Callegari avalia ainda que, confirmada a ocorrência de crime na reunião, todos os participantes, mesmo que não tenham se manifestado, podem ser responsabilizados por omissão. Alguns agentes públicos, como oficiais das Forças Armadas, têm dever jurídico de denunciar possíveis delitos que presenciem.
STF tem condenado complôs similares
Mesmo que pelo Código Penal a cogitação de crimes possa não ser punida, a Lei Antiterrorismo (13.260/16) prevê a punibilidade para quem endossar crimes de terrorismo ou tentar prepará-los. É o que aconteceu com um grupo de jovens brasileiros, admiradores da organização extremista muçulmana Estado Islâmico, que combinou cometer atentados terroristas às vésperas das Olimpíadas de 2016.
Eles divulgavam vídeos elogiando decapitações promovidas por terroristas e cogitaram envenenar redes de distribuição de água no Brasil. Não concretizaram nenhum dos crimes, mas oito dos integrantes do grupo foram condenados a penas que variam de cinco a 15 anos de prisão. A pena mais alta foi para um homem de Goiás, que adquiriu armamento para possíveis atentados. Eles cumpriram as sentenças, confirmadas pelo STF.
O Supremo também tem considerado que a mera pregação de golpe de Estado é passível de condenação. A Corte condenou dezenas de pessoas pelos atos antidemocráticos de 8 de janeiro de 2023 e as penas mais altas foram pelos crimes de tentativa de golpe de Estado e articulação para abolir o Estado democrático de direito. Nenhum dos réus, até agora, foi absolvido.

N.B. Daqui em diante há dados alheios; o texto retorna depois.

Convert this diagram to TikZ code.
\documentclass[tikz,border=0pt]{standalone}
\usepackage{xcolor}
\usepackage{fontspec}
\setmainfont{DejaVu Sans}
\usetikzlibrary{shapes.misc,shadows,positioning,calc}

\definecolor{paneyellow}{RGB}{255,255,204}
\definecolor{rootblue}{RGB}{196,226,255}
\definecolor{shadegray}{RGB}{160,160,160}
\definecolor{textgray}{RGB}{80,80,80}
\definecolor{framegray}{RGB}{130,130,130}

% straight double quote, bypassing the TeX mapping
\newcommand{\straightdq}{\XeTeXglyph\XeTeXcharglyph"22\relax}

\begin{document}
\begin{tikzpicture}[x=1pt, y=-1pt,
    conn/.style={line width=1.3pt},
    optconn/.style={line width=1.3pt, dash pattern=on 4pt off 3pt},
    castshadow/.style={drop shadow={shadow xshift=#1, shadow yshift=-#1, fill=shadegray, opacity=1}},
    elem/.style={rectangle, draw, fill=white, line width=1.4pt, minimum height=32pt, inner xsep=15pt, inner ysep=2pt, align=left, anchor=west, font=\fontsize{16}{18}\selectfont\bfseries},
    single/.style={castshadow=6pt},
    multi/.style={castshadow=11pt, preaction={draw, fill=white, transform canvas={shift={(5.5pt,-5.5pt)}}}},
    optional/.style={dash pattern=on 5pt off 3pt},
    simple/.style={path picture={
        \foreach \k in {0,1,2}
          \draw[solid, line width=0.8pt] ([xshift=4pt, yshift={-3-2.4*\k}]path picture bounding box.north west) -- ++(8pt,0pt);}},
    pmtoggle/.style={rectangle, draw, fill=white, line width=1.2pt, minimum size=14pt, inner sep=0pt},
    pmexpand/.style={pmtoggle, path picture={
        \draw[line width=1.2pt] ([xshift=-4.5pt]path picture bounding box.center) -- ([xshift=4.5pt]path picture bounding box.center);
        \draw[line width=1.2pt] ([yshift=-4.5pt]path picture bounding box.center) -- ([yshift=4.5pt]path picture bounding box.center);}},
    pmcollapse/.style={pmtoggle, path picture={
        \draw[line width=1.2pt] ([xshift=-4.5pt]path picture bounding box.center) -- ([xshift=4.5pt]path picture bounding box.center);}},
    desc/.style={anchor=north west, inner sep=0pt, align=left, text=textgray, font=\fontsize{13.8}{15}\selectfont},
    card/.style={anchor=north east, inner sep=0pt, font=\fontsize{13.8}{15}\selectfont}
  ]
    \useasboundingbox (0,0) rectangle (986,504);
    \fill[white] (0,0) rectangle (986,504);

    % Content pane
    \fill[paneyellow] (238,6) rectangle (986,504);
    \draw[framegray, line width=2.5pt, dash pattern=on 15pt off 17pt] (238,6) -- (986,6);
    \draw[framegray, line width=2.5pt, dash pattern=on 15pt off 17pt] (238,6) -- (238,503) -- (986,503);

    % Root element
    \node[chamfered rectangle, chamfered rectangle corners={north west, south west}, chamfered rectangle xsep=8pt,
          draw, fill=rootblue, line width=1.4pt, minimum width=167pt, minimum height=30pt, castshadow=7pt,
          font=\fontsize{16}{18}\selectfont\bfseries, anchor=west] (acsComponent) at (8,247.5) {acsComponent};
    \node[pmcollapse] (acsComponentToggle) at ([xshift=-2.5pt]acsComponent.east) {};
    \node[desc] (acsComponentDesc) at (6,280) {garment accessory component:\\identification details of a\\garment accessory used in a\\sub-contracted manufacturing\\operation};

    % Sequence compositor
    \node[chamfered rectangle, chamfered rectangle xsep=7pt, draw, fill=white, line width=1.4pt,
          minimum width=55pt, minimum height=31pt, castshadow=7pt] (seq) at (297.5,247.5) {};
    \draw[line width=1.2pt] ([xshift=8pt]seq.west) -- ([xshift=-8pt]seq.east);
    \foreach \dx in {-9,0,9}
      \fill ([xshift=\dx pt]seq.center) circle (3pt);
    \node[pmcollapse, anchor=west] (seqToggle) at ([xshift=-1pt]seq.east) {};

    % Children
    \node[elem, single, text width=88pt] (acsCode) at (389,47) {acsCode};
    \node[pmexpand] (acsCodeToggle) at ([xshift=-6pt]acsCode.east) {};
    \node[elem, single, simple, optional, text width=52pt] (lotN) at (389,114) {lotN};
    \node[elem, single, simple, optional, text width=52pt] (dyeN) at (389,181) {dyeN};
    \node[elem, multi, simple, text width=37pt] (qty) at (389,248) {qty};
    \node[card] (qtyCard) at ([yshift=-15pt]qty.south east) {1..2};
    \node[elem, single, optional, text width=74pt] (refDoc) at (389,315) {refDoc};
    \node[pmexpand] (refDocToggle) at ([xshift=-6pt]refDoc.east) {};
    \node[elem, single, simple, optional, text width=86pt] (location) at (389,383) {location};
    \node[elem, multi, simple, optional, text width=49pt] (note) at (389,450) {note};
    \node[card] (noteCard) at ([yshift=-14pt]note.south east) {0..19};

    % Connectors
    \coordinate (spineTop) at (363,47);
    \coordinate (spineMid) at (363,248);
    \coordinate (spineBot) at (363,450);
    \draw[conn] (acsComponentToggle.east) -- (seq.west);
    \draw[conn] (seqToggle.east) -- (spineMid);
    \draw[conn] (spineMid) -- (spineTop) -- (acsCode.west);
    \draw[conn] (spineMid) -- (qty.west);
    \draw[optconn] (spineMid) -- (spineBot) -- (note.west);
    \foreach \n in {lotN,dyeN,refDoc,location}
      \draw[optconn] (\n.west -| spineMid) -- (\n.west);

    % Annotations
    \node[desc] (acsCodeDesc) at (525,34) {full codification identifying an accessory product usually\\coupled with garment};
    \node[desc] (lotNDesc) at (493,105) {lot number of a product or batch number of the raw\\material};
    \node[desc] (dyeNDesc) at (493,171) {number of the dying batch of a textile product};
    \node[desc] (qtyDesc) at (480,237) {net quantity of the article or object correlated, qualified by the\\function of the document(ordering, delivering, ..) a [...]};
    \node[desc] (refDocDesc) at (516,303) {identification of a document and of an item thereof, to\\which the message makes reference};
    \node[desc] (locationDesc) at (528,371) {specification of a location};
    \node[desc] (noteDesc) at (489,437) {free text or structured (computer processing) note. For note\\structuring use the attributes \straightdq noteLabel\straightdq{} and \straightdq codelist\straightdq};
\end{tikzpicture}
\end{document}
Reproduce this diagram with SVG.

Ao autorizar os mandados da Operação Tempus Veritatis, Alexandre de Moraes não hesita em chamar os fatos de "intento criminoso". "Os protestos convocados não se originavam da mobilização popular, mas da arregimentação e do suporte direto do grupo ligado ao então presidente Jair Bolsonaro, como estratégia de demonstração de 'apoio popular' aos intentos criminosos", diz trecho do despacho do ministro do STF.